▶ Exercise aim: All of the lines below are to be transcribed faithfully, with pictures excluded from the copy.

▶ Given information:
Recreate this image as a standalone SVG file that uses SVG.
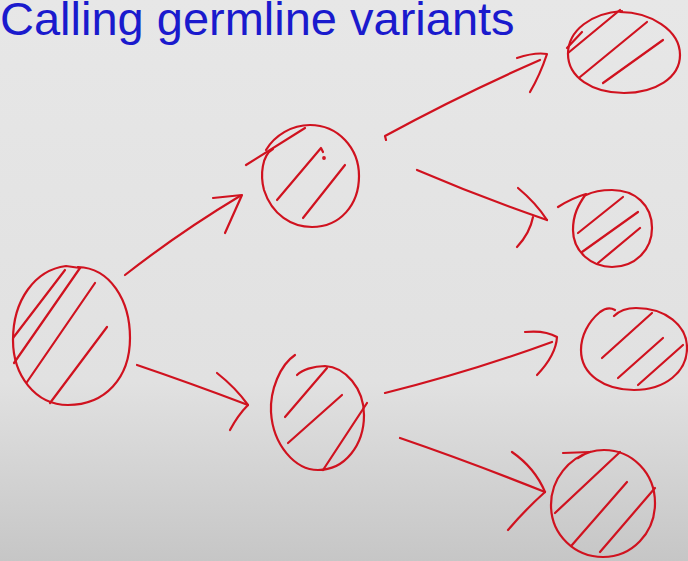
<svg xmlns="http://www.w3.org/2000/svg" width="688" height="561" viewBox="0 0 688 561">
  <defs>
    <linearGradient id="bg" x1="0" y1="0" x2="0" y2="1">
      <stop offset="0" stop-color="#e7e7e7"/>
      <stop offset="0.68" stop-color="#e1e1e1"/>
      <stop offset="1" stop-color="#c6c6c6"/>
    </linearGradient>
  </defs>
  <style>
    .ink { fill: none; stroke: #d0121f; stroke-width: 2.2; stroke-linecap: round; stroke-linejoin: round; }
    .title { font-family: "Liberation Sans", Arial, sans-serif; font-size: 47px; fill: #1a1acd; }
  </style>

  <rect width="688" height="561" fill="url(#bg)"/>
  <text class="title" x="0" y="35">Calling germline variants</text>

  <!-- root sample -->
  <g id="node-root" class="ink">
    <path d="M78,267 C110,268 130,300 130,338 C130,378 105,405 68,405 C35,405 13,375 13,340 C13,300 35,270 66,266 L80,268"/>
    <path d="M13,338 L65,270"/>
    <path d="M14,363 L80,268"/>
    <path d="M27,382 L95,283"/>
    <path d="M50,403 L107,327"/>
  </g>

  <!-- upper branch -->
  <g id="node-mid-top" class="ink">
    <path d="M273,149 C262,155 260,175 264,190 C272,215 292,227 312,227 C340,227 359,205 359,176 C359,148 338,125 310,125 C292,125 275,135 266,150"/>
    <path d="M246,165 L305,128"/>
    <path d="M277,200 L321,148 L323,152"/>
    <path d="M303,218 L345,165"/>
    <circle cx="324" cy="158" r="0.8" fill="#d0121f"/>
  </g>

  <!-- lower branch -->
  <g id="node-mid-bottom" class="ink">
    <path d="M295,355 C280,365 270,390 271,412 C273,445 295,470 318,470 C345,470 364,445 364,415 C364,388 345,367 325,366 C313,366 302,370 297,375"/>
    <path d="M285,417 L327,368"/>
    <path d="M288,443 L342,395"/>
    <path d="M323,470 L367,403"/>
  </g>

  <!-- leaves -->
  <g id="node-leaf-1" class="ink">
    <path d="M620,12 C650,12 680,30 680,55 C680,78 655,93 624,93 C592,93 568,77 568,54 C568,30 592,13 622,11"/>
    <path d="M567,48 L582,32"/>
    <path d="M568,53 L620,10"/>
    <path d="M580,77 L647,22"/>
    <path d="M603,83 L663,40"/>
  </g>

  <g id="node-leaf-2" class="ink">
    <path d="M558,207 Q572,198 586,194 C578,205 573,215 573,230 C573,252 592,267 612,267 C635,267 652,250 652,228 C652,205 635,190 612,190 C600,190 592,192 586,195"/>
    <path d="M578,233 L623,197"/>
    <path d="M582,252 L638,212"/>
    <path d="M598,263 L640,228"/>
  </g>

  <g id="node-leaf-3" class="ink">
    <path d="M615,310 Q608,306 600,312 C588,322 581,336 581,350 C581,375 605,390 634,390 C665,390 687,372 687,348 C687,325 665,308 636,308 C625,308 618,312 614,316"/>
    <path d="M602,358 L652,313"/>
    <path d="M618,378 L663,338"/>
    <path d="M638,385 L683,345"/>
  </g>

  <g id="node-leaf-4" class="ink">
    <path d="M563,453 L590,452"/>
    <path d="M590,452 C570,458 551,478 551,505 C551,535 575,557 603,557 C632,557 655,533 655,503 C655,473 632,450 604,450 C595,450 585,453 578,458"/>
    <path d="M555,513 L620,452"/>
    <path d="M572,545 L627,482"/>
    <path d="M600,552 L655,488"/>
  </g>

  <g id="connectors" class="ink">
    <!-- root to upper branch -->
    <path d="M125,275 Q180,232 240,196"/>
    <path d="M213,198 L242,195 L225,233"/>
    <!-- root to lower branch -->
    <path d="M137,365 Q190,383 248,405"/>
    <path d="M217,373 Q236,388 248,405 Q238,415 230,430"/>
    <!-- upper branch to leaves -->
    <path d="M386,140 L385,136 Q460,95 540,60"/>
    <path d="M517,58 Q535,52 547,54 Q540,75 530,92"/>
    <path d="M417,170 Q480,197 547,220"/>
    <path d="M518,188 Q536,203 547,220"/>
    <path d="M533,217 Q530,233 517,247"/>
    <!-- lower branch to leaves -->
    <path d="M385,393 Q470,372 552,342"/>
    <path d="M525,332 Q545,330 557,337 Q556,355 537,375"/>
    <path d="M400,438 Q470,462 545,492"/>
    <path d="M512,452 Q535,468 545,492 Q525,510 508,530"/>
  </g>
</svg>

▶ Solution to this problem:
Recreate this image as a standalone SVG file that uses SVG.
<svg xmlns="http://www.w3.org/2000/svg" width="688" height="561" viewBox="0 0 688 561">
  <defs>
    <linearGradient id="bg" x1="0" y1="0" x2="0" y2="1">
      <stop offset="0" stop-color="#e7e7e7"/>
      <stop offset="0.68" stop-color="#e1e1e1"/>
      <stop offset="1" stop-color="#c6c6c6"/>
    </linearGradient>
  </defs>
  <style>
    .ink { fill: none; stroke: #d0121f; stroke-width: 2.2; stroke-linecap: round; stroke-linejoin: round; }
    .title { font-family: "Liberation Sans", Arial, sans-serif; font-size: 47px; fill: #1a1acd; }
  </style>

  <rect width="688" height="561" fill="url(#bg)"/>
  <text class="title" x="0" y="35">Calling germline variants</text>

  <!-- root sample -->
  <g id="node-root" class="ink">
    <path d="M78,267 C110,268 130,300 130,338 C130,378 105,405 68,405 C35,405 13,375 13,340 C13,300 35,270 66,266 L80,268"/>
    <path d="M13,338 L65,270"/>
    <path d="M14,363 L80,268"/>
    <path d="M27,382 L95,283"/>
    <path d="M50,403 L107,327"/>
  </g>

  <!-- upper branch -->
  <g id="node-mid-top" class="ink">
    <path d="M273,149 C262,155 260,175 264,190 C272,215 292,227 312,227 C340,227 359,205 359,176 C359,148 338,125 310,125 C292,125 275,135 266,150"/>
    <path d="M246,165 L305,128"/>
    <path d="M277,200 L321,148 L323,152"/>
    <path d="M303,218 L345,165"/>
    <circle cx="324" cy="158" r="0.8" fill="#d0121f"/>
  </g>

  <!-- lower branch -->
  <g id="node-mid-bottom" class="ink">
    <path d="M295,355 C280,365 270,390 271,412 C273,445 295,470 318,470 C345,470 364,445 364,415 C364,388 345,367 325,366 C313,366 302,370 297,375"/>
    <path d="M285,417 L327,368"/>
    <path d="M288,443 L342,395"/>
    <path d="M323,470 L367,403"/>
  </g>

  <!-- leaves -->
  <g id="node-leaf-1" class="ink">
    <path d="M620,12 C650,12 680,30 680,55 C680,78 655,93 624,93 C592,93 568,77 568,54 C568,30 592,13 622,11"/>
    <path d="M567,48 L582,32"/>
    <path d="M568,53 L620,10"/>
    <path d="M580,77 L647,22"/>
    <path d="M603,83 L663,40"/>
  </g>

  <g id="node-leaf-2" class="ink">
    <path d="M558,207 Q572,198 586,194 C578,205 573,215 573,230 C573,252 592,267 612,267 C635,267 652,250 652,228 C652,205 635,190 612,190 C600,190 592,192 586,195"/>
    <path d="M578,233 L623,197"/>
    <path d="M582,252 L638,212"/>
    <path d="M598,263 L640,228"/>
  </g>

  <g id="node-leaf-3" class="ink">
    <path d="M615,310 Q608,306 600,312 C588,322 581,336 581,350 C581,375 605,390 634,390 C665,390 687,372 687,348 C687,325 665,308 636,308 C625,308 618,312 614,316"/>
    <path d="M602,358 L652,313"/>
    <path d="M618,378 L663,338"/>
    <path d="M638,385 L683,345"/>
  </g>

  <g id="node-leaf-4" class="ink">
    <path d="M563,453 L590,452"/>
    <path d="M590,452 C570,458 551,478 551,505 C551,535 575,557 603,557 C632,557 655,533 655,503 C655,473 632,450 604,450 C595,450 585,453 578,458"/>
    <path d="M555,513 L620,452"/>
    <path d="M572,545 L627,482"/>
    <path d="M600,552 L655,488"/>
  </g>

  <g id="connectors" class="ink">
    <!-- root to upper branch -->
    <path d="M125,275 Q180,232 240,196"/>
    <path d="M213,198 L242,195 L225,233"/>
    <!-- root to lower branch -->
    <path d="M137,365 Q190,383 248,405"/>
    <path d="M217,373 Q236,388 248,405 Q238,415 230,430"/>
    <!-- upper branch to leaves -->
    <path d="M386,140 L385,136 Q460,95 540,60"/>
    <path d="M517,58 Q535,52 547,54 Q540,75 530,92"/>
    <path d="M417,170 Q480,197 547,220"/>
    <path d="M518,188 Q536,203 547,220"/>
    <path d="M533,217 Q530,233 517,247"/>
    <!-- lower branch to leaves -->
    <path d="M385,393 Q470,372 552,342"/>
    <path d="M525,332 Q545,330 557,337 Q556,355 537,375"/>
    <path d="M400,438 Q470,462 545,492"/>
    <path d="M512,452 Q535,468 545,492 Q525,510 508,530"/>
  </g>
</svg>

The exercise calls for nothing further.